Thanks for that link to the Taibbi interview, bystander! It was well worth it. I still have to go back and finish up the other embedded links.
Since you're all coming up with an irony-themed reading list for Bush and members of his maladministration, I'd like to nominate a few, too:
Heart of Darkness
Catch-22
Slaughterhouse Five
Lord of the Flies
The Things They Carried
You read my mind again. I was wanting some iron, too, feeling a bit anemic. So, I bought a couple of lamb loin chops and had them with a sweet potato. I used a cast-iron griddle. For the chops. Not the sweet potato.

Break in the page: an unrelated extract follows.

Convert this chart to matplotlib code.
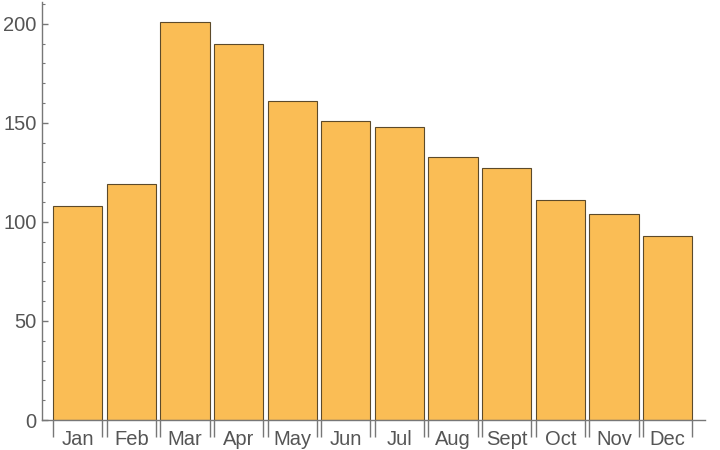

Toothpicking the sage and prosciutto to the cutlets was fussier than I usually like to put up with, but it was worth it. I don't know about the iron content, but I suspect that it's a match for your lamb chops on the sybaritic index.
Indubitably.
Sometimes that index is more important. I wish I could have seen the sage- & prosciutto-dressed cutlets. [Do you have a flickr account?] I kept it simple tonight (just a dash of Herb-a-Mar) and some olive oil.
I only had two chops-- I probably could have eaten another one.
These comment threads are both nourishing and educational. Not many blogs can boast that.
I couldn't add anything to the odes to beer-- no wheat makes it too complicated-- but, in keeping with the theme of the rainfall statistics, I do like to read, on occasion, the Beaufort Wind Scale. You might like it, too. The concrete comparisons between land and sea are almost poetic.
http://www.spc.noaa.gov/faq/tornado/beaufort.html
Thanks for the tip. I had to go and look-see for myself. Yup. He did it again. Incredible.
Too bad that Joe kLIEn seems to have such an anathema for Salon's writers. Otherwise, he might have read a truer picture at Tim Grieve's War Room, rather than embarrass himself by relying so heavily on FauxSnooze and the Politico.
http://salon.com/politics/war_room/2007/11/30/murtha_richardson/index.html
Eventually, I do think that kLIEn will learn, but the curve seems to be particularly high in his case.